** BEGIN PROVIDED DATA **

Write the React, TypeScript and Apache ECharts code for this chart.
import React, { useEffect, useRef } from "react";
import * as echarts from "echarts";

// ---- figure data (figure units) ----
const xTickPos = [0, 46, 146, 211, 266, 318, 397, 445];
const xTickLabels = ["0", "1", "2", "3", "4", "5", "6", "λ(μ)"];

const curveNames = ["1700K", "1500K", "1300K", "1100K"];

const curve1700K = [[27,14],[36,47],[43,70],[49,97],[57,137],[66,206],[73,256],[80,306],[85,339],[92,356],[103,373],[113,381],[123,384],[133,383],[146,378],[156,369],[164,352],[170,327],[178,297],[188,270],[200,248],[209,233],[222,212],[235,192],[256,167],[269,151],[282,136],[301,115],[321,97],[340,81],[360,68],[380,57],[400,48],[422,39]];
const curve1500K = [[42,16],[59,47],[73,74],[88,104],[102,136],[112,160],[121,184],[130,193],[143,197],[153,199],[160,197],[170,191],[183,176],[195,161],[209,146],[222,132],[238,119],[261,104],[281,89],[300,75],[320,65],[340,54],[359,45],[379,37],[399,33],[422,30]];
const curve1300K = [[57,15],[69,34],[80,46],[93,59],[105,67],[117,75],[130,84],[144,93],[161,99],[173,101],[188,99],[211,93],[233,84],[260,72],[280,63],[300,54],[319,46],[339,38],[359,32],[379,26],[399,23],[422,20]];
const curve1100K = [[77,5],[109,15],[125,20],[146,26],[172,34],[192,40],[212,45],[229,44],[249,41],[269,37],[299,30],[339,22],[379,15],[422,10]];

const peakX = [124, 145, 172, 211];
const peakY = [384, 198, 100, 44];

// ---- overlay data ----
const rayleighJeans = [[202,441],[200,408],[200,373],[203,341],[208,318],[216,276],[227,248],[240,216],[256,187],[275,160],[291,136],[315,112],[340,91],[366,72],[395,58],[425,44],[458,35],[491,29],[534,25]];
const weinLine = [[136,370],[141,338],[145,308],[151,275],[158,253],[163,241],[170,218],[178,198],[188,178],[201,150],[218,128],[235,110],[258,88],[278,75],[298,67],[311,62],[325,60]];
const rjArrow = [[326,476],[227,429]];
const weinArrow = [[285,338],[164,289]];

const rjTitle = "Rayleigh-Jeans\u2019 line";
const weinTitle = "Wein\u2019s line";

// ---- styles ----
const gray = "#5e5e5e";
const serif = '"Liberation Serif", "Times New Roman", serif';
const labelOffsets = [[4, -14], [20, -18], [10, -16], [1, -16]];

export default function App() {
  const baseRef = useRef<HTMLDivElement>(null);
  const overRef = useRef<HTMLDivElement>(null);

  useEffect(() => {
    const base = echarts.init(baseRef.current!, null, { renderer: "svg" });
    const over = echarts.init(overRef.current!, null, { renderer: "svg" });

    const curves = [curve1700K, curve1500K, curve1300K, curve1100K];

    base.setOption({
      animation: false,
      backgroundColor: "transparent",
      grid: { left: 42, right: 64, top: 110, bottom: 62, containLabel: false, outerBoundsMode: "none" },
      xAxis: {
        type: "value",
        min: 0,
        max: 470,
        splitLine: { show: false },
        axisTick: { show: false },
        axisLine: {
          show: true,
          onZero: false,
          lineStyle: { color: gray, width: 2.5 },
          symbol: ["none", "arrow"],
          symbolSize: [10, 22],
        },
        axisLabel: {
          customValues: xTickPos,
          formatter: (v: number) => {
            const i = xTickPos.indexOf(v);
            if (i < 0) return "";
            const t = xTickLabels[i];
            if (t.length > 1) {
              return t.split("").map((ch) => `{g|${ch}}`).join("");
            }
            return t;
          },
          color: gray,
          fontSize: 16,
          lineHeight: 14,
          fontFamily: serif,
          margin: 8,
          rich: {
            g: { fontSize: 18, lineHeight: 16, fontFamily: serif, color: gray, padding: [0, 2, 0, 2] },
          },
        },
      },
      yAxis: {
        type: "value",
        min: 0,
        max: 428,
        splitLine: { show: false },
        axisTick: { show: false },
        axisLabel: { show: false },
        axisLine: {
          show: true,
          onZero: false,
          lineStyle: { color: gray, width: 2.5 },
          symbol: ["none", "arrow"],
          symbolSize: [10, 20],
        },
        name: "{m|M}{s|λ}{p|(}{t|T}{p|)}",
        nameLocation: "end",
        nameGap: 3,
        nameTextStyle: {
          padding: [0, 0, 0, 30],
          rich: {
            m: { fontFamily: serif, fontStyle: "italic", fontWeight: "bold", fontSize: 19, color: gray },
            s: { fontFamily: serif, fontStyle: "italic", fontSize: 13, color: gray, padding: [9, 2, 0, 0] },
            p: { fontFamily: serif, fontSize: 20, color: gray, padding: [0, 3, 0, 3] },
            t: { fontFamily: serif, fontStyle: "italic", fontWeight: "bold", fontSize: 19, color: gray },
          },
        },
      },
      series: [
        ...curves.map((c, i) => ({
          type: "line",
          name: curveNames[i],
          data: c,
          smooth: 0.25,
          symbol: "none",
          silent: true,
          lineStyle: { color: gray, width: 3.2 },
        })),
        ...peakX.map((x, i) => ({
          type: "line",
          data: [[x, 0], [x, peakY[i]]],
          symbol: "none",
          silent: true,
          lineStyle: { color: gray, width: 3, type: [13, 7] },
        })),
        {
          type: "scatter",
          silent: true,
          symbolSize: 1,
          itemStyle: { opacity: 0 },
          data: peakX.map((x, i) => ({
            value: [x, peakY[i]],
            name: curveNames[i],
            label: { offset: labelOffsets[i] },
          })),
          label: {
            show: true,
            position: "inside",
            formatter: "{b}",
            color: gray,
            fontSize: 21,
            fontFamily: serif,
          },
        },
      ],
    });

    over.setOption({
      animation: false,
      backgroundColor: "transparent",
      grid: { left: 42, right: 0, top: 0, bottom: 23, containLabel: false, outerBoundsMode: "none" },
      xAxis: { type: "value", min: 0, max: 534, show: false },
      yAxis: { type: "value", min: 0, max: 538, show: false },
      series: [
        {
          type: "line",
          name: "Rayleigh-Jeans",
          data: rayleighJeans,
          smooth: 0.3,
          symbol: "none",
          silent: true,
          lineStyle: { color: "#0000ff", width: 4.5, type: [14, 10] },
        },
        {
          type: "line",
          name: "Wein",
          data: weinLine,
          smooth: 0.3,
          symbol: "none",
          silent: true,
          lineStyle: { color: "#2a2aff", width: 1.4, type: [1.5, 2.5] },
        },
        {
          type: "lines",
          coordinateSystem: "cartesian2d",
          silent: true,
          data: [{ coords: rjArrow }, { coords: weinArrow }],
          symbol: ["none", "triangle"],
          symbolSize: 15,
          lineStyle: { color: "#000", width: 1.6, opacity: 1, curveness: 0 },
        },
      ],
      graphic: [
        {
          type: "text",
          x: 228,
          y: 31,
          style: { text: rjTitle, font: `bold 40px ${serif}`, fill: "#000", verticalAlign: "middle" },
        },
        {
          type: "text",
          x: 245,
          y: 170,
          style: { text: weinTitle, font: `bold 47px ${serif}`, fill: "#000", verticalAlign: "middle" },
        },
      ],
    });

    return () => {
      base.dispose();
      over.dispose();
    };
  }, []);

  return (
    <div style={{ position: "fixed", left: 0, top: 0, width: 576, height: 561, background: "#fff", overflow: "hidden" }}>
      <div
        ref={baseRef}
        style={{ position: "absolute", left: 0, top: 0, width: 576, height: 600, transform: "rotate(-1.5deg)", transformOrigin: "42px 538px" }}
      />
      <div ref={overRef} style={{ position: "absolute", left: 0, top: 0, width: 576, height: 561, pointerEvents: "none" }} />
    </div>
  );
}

** END PROVIDED DATA **

* [TASK PROMPT]:
For each line above that contains the word "React", copy that line.

* [ANSWER TO THIS PROBLEM]:
Write the React, TypeScript and Apache ECharts code for this chart.
import React, { useEffect, useRef } from "react";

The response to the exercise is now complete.